Requirements:
In the entries below, repeat only the lines between those holding "Rebuild this chart" and "plt.rcParams['font.family'] = ['Liberation", inclusive. Leave pictures out.

Source code of charts
## Begin
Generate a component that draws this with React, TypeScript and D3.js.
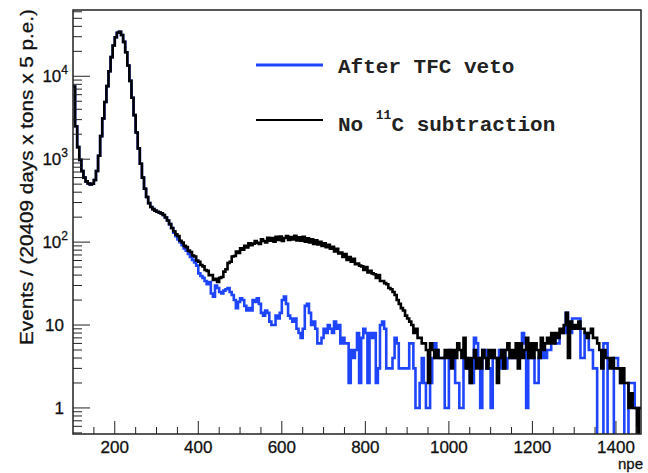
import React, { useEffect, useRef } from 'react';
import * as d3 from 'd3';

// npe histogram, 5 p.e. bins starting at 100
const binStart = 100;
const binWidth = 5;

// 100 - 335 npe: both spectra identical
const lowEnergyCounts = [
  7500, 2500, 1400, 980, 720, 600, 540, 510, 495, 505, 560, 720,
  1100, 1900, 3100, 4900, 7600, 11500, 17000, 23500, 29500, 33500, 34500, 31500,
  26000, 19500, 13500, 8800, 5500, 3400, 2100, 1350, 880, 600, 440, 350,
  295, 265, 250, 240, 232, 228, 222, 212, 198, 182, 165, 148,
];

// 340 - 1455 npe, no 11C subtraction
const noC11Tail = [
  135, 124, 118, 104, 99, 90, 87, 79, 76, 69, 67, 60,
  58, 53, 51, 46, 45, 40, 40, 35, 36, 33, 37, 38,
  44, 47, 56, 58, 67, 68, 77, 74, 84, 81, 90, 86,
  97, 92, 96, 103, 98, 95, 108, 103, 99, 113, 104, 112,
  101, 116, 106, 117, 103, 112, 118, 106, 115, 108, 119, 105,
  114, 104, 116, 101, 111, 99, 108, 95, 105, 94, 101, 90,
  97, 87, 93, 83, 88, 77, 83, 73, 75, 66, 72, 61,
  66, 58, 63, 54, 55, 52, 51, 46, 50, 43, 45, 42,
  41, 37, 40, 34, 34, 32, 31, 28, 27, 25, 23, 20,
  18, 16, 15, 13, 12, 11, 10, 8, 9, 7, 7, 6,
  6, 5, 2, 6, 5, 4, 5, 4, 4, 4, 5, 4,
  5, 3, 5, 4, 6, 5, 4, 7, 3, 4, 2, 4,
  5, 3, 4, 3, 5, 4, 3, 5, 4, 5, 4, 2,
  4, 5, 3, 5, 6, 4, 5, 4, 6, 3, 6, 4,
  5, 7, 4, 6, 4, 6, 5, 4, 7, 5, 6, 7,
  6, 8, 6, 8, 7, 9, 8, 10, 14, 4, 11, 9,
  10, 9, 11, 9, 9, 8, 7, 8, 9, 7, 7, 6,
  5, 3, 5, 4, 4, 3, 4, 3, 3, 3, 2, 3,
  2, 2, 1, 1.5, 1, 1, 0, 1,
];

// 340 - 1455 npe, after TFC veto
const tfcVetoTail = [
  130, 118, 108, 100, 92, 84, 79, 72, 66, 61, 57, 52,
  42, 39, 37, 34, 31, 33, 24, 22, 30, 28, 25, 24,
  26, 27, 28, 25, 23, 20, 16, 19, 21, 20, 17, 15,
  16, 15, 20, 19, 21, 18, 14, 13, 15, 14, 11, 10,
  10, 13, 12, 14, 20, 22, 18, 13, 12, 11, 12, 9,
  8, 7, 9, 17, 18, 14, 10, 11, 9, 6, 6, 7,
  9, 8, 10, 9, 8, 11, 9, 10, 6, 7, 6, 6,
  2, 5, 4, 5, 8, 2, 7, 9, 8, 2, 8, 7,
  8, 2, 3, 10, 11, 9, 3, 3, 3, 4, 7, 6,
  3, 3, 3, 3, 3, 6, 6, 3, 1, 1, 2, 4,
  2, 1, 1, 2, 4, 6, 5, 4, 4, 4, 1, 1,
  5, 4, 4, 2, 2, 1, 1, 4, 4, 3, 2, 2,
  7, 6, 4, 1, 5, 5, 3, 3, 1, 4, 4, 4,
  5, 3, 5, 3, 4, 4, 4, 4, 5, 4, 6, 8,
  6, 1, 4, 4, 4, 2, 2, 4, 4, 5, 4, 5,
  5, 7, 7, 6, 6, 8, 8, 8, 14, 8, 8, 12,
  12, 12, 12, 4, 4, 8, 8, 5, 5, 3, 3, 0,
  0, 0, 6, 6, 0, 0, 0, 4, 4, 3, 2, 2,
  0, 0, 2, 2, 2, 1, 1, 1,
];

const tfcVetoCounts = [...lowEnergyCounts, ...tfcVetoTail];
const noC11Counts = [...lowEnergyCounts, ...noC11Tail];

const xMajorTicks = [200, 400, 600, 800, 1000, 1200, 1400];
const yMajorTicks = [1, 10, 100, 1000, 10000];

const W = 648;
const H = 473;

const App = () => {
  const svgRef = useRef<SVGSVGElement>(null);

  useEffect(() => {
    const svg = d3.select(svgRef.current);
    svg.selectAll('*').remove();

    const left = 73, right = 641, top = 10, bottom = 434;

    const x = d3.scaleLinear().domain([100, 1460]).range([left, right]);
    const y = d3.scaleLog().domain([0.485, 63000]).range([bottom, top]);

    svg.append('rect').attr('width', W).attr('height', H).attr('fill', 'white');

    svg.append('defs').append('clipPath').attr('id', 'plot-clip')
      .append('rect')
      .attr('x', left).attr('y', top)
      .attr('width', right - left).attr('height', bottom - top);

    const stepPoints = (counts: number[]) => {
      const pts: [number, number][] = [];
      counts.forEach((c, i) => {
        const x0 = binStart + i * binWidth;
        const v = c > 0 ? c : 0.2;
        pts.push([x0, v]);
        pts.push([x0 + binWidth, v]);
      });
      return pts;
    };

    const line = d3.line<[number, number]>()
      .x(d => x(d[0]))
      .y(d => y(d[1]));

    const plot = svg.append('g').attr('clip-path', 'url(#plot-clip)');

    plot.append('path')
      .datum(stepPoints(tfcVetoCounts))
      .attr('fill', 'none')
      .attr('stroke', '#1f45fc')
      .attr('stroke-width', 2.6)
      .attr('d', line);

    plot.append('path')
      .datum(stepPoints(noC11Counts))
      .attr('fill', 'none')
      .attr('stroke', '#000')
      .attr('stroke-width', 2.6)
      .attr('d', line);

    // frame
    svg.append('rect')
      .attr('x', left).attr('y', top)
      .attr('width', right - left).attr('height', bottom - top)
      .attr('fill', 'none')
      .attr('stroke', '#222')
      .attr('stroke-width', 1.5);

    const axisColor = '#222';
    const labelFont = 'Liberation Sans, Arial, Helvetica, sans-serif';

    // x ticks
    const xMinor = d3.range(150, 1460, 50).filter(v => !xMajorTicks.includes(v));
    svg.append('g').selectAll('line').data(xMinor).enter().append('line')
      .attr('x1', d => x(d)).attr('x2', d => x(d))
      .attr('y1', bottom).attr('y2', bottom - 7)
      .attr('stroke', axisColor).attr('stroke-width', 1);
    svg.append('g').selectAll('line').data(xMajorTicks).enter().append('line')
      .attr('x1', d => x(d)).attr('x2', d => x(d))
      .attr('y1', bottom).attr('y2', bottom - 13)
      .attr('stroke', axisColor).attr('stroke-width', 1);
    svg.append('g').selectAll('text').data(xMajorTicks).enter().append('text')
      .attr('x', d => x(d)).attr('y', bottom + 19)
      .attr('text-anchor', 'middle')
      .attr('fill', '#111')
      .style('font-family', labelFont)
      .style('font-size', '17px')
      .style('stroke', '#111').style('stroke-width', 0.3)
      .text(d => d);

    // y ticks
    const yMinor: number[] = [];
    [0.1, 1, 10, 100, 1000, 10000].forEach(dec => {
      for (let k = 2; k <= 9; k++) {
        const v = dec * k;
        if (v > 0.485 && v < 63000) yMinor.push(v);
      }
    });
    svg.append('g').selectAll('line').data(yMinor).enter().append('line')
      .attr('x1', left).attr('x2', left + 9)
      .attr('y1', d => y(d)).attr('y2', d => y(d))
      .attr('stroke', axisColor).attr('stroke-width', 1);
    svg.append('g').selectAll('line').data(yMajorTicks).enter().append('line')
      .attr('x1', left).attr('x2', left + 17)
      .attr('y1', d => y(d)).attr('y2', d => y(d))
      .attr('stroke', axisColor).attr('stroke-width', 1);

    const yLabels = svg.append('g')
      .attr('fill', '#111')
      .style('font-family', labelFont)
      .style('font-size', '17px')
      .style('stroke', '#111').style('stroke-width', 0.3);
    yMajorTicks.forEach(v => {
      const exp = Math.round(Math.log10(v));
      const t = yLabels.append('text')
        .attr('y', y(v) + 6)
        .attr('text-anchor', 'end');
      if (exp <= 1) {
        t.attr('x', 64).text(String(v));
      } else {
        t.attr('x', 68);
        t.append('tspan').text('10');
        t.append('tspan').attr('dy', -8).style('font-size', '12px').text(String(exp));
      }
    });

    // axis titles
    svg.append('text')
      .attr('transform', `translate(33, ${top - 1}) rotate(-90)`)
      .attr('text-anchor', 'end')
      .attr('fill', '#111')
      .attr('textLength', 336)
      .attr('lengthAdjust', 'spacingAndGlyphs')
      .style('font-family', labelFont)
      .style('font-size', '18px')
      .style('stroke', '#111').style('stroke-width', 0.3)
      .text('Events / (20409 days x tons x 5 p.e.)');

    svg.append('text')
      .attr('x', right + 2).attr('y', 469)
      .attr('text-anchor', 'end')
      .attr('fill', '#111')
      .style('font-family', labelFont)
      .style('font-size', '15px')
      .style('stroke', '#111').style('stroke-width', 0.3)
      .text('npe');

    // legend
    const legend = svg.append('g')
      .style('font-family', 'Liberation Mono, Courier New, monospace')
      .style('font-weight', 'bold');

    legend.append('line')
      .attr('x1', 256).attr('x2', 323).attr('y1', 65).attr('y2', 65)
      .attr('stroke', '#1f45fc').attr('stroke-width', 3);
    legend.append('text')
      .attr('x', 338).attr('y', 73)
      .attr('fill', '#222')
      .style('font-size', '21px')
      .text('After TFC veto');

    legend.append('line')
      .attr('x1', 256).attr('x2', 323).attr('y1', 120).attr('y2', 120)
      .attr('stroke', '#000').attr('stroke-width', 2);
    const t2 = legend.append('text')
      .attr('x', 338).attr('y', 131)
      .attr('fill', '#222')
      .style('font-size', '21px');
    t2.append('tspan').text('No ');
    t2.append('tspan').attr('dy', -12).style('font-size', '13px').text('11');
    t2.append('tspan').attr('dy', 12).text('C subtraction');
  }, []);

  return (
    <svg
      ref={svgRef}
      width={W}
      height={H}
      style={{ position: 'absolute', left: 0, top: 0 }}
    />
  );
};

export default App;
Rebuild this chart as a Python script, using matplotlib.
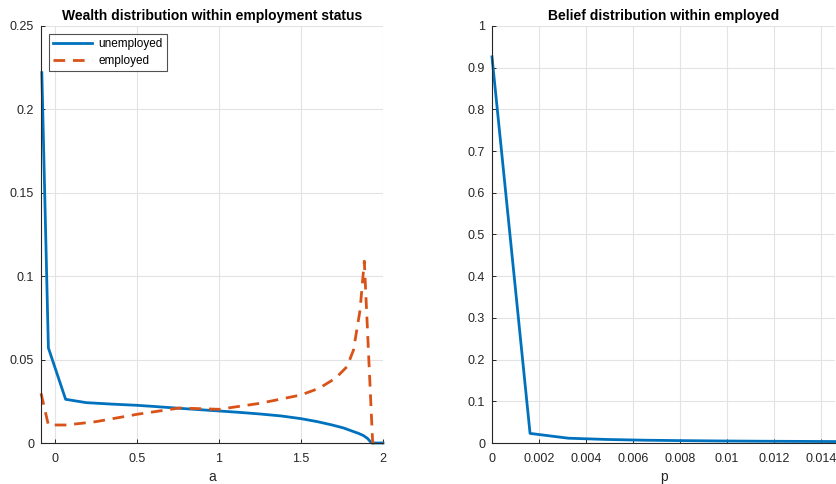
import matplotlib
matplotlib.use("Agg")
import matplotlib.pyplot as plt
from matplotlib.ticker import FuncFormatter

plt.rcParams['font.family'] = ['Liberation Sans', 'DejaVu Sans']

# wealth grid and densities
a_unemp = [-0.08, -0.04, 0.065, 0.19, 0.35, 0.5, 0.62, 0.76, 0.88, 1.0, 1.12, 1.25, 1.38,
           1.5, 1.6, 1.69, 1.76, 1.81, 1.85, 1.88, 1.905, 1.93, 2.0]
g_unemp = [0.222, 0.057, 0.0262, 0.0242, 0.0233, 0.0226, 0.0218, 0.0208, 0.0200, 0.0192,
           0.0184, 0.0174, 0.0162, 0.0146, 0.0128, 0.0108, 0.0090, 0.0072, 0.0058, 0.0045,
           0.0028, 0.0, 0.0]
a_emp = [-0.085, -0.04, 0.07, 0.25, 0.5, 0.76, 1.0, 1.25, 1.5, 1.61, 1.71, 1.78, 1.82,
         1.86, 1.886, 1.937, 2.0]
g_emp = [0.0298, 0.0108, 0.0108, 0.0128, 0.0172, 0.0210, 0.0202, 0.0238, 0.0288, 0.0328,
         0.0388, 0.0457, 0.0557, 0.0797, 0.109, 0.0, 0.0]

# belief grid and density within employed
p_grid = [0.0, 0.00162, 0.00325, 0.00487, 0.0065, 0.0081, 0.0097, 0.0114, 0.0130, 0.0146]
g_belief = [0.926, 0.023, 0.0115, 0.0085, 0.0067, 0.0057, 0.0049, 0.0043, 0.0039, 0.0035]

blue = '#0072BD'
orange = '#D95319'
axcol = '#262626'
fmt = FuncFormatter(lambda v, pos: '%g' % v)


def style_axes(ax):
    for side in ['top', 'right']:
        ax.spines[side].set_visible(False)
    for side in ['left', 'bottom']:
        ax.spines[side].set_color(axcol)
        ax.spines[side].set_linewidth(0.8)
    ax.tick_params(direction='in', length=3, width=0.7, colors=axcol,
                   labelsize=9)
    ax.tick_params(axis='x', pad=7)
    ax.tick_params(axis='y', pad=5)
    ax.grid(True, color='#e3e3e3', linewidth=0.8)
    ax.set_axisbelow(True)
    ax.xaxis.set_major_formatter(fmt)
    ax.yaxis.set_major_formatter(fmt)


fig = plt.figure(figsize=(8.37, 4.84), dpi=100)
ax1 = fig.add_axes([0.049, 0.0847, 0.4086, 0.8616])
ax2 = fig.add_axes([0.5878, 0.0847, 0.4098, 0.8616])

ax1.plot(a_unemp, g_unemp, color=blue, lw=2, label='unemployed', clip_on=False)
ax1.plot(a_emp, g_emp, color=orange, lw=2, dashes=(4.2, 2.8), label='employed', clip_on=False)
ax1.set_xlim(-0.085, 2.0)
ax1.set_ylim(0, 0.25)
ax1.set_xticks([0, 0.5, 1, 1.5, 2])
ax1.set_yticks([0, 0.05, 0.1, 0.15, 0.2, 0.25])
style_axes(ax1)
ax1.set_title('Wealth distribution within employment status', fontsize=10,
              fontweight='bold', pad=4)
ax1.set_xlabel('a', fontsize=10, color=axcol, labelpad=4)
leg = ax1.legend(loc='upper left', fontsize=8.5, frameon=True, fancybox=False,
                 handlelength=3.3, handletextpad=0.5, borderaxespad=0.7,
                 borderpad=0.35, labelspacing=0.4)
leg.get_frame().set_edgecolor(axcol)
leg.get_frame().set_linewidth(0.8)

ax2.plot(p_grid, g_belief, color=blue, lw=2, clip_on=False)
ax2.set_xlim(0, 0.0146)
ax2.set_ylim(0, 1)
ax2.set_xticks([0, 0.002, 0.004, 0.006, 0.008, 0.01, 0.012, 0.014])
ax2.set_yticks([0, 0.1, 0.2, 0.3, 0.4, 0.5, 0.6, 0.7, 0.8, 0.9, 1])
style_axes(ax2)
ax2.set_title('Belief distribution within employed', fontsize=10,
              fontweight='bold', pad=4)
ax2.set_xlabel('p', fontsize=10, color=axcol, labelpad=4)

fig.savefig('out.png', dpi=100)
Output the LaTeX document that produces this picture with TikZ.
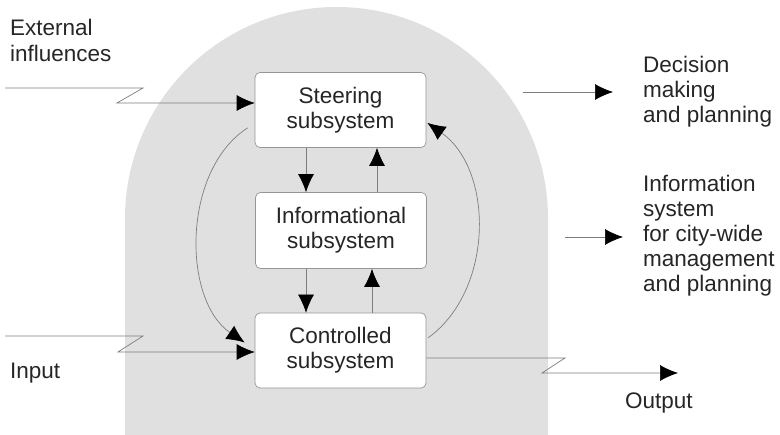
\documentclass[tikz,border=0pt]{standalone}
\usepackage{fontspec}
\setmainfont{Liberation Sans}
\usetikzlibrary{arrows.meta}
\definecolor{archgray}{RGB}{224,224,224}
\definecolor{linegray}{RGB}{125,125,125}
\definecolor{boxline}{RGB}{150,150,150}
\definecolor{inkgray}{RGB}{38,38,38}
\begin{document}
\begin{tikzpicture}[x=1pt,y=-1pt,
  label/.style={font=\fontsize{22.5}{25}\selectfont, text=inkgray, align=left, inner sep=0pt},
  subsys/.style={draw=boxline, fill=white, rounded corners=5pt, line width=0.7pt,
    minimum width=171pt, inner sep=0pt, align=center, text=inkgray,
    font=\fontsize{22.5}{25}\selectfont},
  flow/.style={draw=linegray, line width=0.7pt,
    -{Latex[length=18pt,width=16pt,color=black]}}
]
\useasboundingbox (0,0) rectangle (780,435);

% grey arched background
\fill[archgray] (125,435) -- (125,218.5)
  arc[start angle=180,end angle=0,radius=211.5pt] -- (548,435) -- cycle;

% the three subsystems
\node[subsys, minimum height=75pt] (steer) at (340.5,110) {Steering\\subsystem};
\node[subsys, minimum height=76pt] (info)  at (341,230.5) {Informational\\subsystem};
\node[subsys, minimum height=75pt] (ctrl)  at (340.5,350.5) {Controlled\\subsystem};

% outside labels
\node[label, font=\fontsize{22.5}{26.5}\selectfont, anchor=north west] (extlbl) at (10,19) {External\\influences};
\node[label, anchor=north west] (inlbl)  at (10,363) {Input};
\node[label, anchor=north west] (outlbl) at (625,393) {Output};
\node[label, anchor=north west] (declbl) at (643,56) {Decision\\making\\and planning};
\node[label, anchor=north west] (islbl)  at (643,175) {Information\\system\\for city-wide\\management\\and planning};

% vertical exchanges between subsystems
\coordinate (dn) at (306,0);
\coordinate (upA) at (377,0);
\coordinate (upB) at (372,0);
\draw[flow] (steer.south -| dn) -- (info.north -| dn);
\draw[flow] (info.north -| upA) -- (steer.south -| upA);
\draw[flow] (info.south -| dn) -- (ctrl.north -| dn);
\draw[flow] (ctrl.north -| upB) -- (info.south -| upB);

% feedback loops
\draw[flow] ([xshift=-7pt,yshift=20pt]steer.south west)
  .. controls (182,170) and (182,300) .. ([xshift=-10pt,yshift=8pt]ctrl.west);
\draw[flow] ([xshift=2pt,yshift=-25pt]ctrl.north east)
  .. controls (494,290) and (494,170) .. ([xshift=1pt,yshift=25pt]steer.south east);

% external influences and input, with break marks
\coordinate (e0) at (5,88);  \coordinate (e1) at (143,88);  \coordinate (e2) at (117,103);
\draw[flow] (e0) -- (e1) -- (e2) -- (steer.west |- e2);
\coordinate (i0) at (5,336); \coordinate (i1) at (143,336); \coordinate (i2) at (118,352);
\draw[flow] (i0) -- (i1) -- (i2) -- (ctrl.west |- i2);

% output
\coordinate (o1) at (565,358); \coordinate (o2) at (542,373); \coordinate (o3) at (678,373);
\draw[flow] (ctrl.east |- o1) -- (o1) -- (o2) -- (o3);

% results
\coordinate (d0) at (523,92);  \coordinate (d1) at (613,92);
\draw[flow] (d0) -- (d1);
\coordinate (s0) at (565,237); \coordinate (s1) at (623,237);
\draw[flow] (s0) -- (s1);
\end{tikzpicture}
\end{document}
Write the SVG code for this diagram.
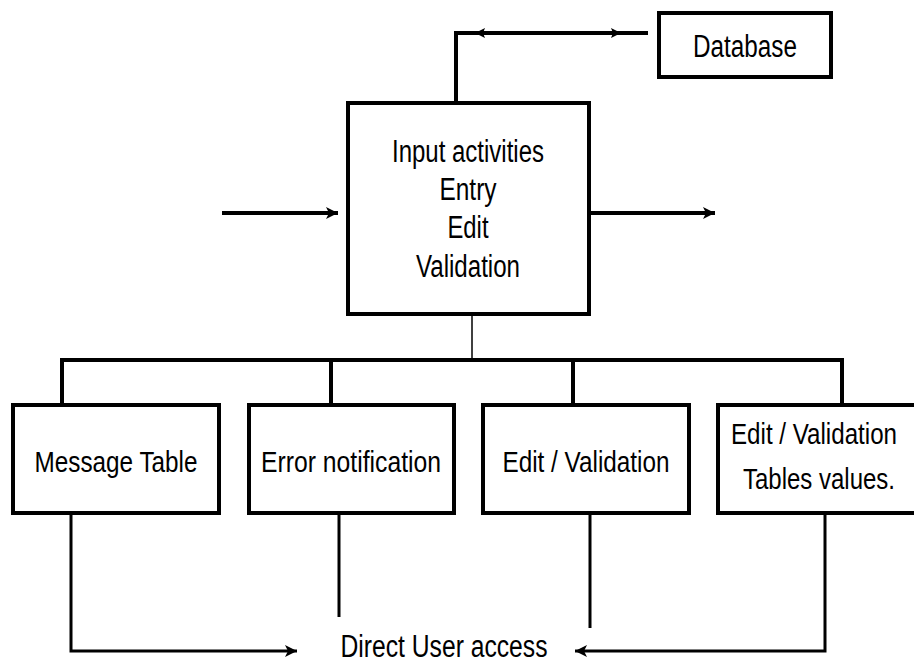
## End
Problem solution:
Rebuild this chart as a Python script, using matplotlib.
import matplotlib
matplotlib.use("Agg")
import matplotlib.pyplot as plt
from matplotlib.ticker import FuncFormatter

plt.rcParams['font.family'] = ['Liberation Sans', 'DejaVu Sans']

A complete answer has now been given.